Please output every line of the material as it stands, without the pictures.

———

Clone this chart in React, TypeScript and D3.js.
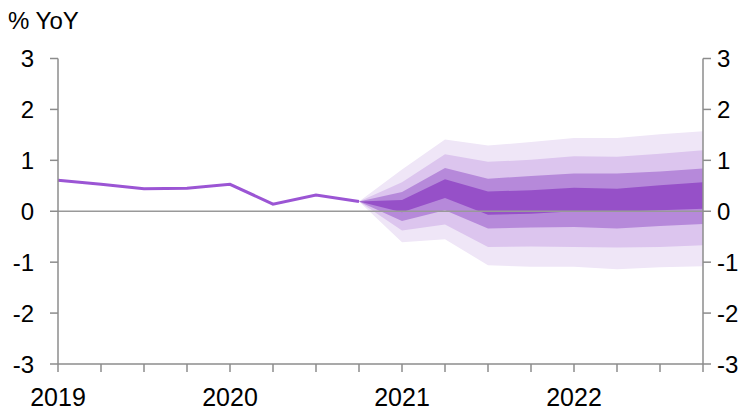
import * as d3 from 'd3';

// quarterly positions: 0 = 2019Q1 ... 15 = 2022Q4
const yearLabels = ['2019', '2020', '2021', '2022'];
const yTicks = [-3, -2, -1, 0, 1, 2, 3];

// history line (2019Q1 .. 2020Q4)
const history = [0.61, 0.53, 0.44, 0.45, 0.53, 0.14, 0.32, 0.19];

// fan bands from 2020Q4 (pos 7) to 2022Q4 (pos 15)
const fanStart = 7;
const outerHi = [0.19, 0.82, 1.41, 1.29, 1.36, 1.44, 1.44, 1.51, 1.57];
const lightHi = [0.19, 0.57, 1.12, 0.97, 1.01, 1.08, 1.07, 1.13, 1.2];
const midHi = [0.19, 0.38, 0.85, 0.64, 0.69, 0.74, 0.74, 0.78, 0.84];
const darkHi = [0.19, 0.22, 0.63, 0.39, 0.41, 0.46, 0.44, 0.51, 0.57];
const darkLo = [0.19, -0.02, 0.26, -0.07, -0.05, 0.0, -0.01, 0.02, 0.05];
const midLo = [0.19, -0.19, 0.02, -0.34, -0.32, -0.31, -0.34, -0.29, -0.25];
const lightLo = [0.19, -0.38, -0.26, -0.7, -0.69, -0.7, -0.71, -0.7, -0.67];
const outerLo = [0.19, -0.61, -0.55, -1.06, -1.09, -1.09, -1.14, -1.1, -1.08];

const W = 755;
const H = 414;
const margin = { top: 58.5, right: 52, bottom: 50, left: 58 };
const font = '"Liberation Sans", Arial, sans-serif';

const App = () => {
  const x = d3.scaleLinear().domain([0, 15]).range([margin.left, W - margin.right]);
  const y = d3.scaleLinear().domain([-3, 3]).range([H - margin.bottom, margin.top]);

  const line = d3.line<number>()
    .x((_, i) => x(i))
    .y((d) => y(d));

  const band = (hi: number[], lo: number[]) =>
    d3.area<number>()
      .x((_, i) => x(i + fanStart))
      .y0((_, i) => y(lo[i]))
      .y1((d) => y(d))(hi) || '';

  const bands = [
    { hi: outerHi, lo: outerLo, fill: '#efe6f7' },
    { hi: lightHi, lo: lightLo, fill: '#dcc5ee' },
    { hi: midHi, lo: midLo, fill: '#b689da' },
    { hi: darkHi, lo: darkLo, fill: '#9650c8' },
  ];

  const axisColor = '#8c8c8c';
  const x0 = x(0);
  const x1 = x(15);
  const quarters = d3.range(0, 16);

  return (
    <svg width={W} height={H} style={{ position: 'absolute', left: 0, top: 0 }} fontFamily={font}>
      <text x={8} y={29} fontSize={24} fill="#000">% YoY</text>

      {bands.map((b, i) => (
        <path key={i} d={band(b.hi, b.lo)} fill={b.fill} />
      ))}

      <line x1={x0} x2={x1} y1={y(0)} y2={y(0)} stroke="#999" strokeWidth={1.5} />

      <path d={line(history) || ''} fill="none" stroke="#9b55d4" strokeWidth={3} />

      {/* axes */}
      <line x1={x0} x2={x0} y1={y(3)} y2={y(-3)} stroke={axisColor} strokeWidth={1.5} />
      <line x1={x1} x2={x1} y1={y(3)} y2={y(-3)} stroke={axisColor} strokeWidth={1.5} />
      <line x1={x0} x2={x1} y1={y(-3)} y2={y(-3)} stroke={axisColor} strokeWidth={1.5} />

      {yTicks.map((t) => (
        <g key={t}>
          <line x1={x0 - 8} x2={x0} y1={y(t)} y2={y(t)} stroke={axisColor} strokeWidth={1.5} />
          <line x1={x1} x2={x1 + 8} y1={y(t)} y2={y(t)} stroke={axisColor} strokeWidth={1.5} />
          <text x={x0 - 24} y={y(t) + 8.5} fontSize={24} textAnchor="end" fill="#000">{t}</text>
          <text x={x1 + 14} y={y(t) + 8.5} fontSize={24} fill="#000">{t}</text>
        </g>
      ))}

      {quarters.map((q) => (
        <line key={q} x1={x(q)} x2={x(q)} y1={y(-3)} y2={y(-3) + 8} stroke={axisColor} strokeWidth={1.5} />
      ))}

      {yearLabels.map((l, i) => (
        <text key={l} x={x(i * 4)} y={406} fontSize={25} textAnchor="middle" fill="#000">{l}</text>
      ))}
    </svg>
  );
};

export default App;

———

▸ Response below:
Clone this chart in React, TypeScript and D3.js.
import * as d3 from 'd3';

// quarterly positions: 0 = 2019Q1 ... 15 = 2022Q4
const yearLabels = ['2019', '2020', '2021', '2022'];
const yTicks = [-3, -2, -1, 0, 1, 2, 3];

// history line (2019Q1 .. 2020Q4)
const history = [0.61, 0.53, 0.44, 0.45, 0.53, 0.14, 0.32, 0.19];

// fan bands from 2020Q4 (pos 7) to 2022Q4 (pos 15)
const fanStart = 7;
const outerHi = [0.19, 0.82, 1.41, 1.29, 1.36, 1.44, 1.44, 1.51, 1.57];
const lightHi = [0.19, 0.57, 1.12, 0.97, 1.01, 1.08, 1.07, 1.13, 1.2];
const midHi = [0.19, 0.38, 0.85, 0.64, 0.69, 0.74, 0.74, 0.78, 0.84];
const darkHi = [0.19, 0.22, 0.63, 0.39, 0.41, 0.46, 0.44, 0.51, 0.57];
const darkLo = [0.19, -0.02, 0.26, -0.07, -0.05, 0.0, -0.01, 0.02, 0.05];
const midLo = [0.19, -0.19, 0.02, -0.34, -0.32, -0.31, -0.34, -0.29, -0.25];
const lightLo = [0.19, -0.38, -0.26, -0.7, -0.69, -0.7, -0.71, -0.7, -0.67];
const outerLo = [0.19, -0.61, -0.55, -1.06, -1.09, -1.09, -1.14, -1.1, -1.08];

const W = 755;
const H = 414;
const margin = { top: 58.5, right: 52, bottom: 50, left: 58 };
const font = '"Liberation Sans", Arial, sans-serif';

const App = () => {
  const x = d3.scaleLinear().domain([0, 15]).range([margin.left, W - margin.right]);
  const y = d3.scaleLinear().domain([-3, 3]).range([H - margin.bottom, margin.top]);

  const line = d3.line<number>()
    .x((_, i) => x(i))
    .y((d) => y(d));

  const band = (hi: number[], lo: number[]) =>
    d3.area<number>()
      .x((_, i) => x(i + fanStart))
      .y0((_, i) => y(lo[i]))
      .y1((d) => y(d))(hi) || '';

  const bands = [
    { hi: outerHi, lo: outerLo, fill: '#efe6f7' },
    { hi: lightHi, lo: lightLo, fill: '#dcc5ee' },
    { hi: midHi, lo: midLo, fill: '#b689da' },
    { hi: darkHi, lo: darkLo, fill: '#9650c8' },
  ];

  const axisColor = '#8c8c8c';
  const x0 = x(0);
  const x1 = x(15);
  const quarters = d3.range(0, 16);

  return (
    <svg width={W} height={H} style={{ position: 'absolute', left: 0, top: 0 }} fontFamily={font}>
      <text x={8} y={29} fontSize={24} fill="#000">% YoY</text>

      {bands.map((b, i) => (
        <path key={i} d={band(b.hi, b.lo)} fill={b.fill} />
      ))}

      <line x1={x0} x2={x1} y1={y(0)} y2={y(0)} stroke="#999" strokeWidth={1.5} />

      <path d={line(history) || ''} fill="none" stroke="#9b55d4" strokeWidth={3} />

      {/* axes */}
      <line x1={x0} x2={x0} y1={y(3)} y2={y(-3)} stroke={axisColor} strokeWidth={1.5} />
      <line x1={x1} x2={x1} y1={y(3)} y2={y(-3)} stroke={axisColor} strokeWidth={1.5} />
      <line x1={x0} x2={x1} y1={y(-3)} y2={y(-3)} stroke={axisColor} strokeWidth={1.5} />

      {yTicks.map((t) => (
        <g key={t}>
          <line x1={x0 - 8} x2={x0} y1={y(t)} y2={y(t)} stroke={axisColor} strokeWidth={1.5} />
          <line x1={x1} x2={x1 + 8} y1={y(t)} y2={y(t)} stroke={axisColor} strokeWidth={1.5} />
          <text x={x0 - 24} y={y(t) + 8.5} fontSize={24} textAnchor="end" fill="#000">{t}</text>
          <text x={x1 + 14} y={y(t) + 8.5} fontSize={24} fill="#000">{t}</text>
        </g>
      ))}

      {quarters.map((q) => (
        <line key={q} x1={x(q)} x2={x(q)} y1={y(-3)} y2={y(-3) + 8} stroke={axisColor} strokeWidth={1.5} />
      ))}

      {yearLabels.map((l, i) => (
        <text key={l} x={x(i * 4)} y={406} fontSize={25} textAnchor="middle" fill="#000">{l}</text>
      ))}
    </svg>
  );
};

export default App;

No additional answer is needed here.